Granted, mine was a pallet full of Bud Light cans and not a container full of acid, but the way that it happened was likely the same back in the days before I learned that work of that nature wasn’t something that came naturally to me.
After high school and while attending junior college, I worked for two years at a local grocery store chain. And as part of my duties, I occasionally had to clean up the back of the store, bale cardboard, take out empty pallets of milk crates and move things that were simply too heavy to move with a hand truck.
So I used the forklift. Which I wasn’t technically authorized to do.
Now, I had been trained on it by one of the senior guys, and I admit that I had gotten pretty handy with it. It was always away from customers, and I never did anything unsafe or stupid.
Until I did.
When you’re standing up, it’s hard to see when the forks themselves are all the way down on the ground, so when I went to go park the forklift in the pallet of beer where it always sat, I just cruised straight ahead like I owned the joint and didn’t realize anything was wrong until I heard the sound of exploding aluminum.
And I then smelled beer.
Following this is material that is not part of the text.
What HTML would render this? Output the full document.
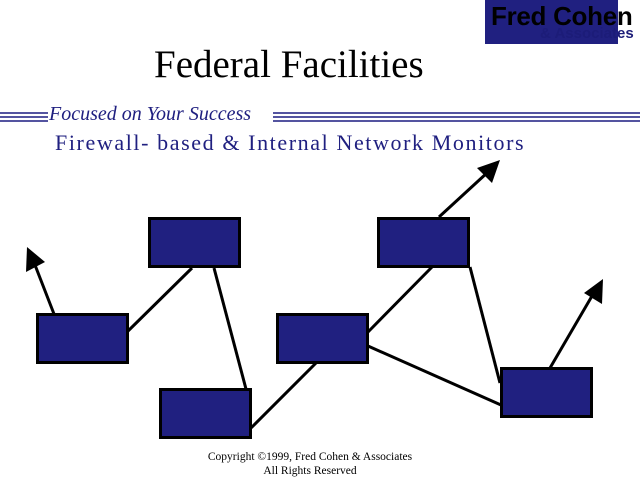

A whole ton of beer.
In the ensuing clean up, I had to get somebody who knew what they were doing to move the pallet above it, and I had to manually move all the 30-packs on top to get to the ones I ruined. And that was while wading ankle deep in cheap warm beer.
So, I understand it.
And truthfully, I’m really fortunate that my only mistake involved budget swill and not something that forced a shelter order for several city blocks.
Because I applied at the place that this happened at before I got hired at the grocery store.
The way I see it, that company avoided this sort of mishap for about 14 years.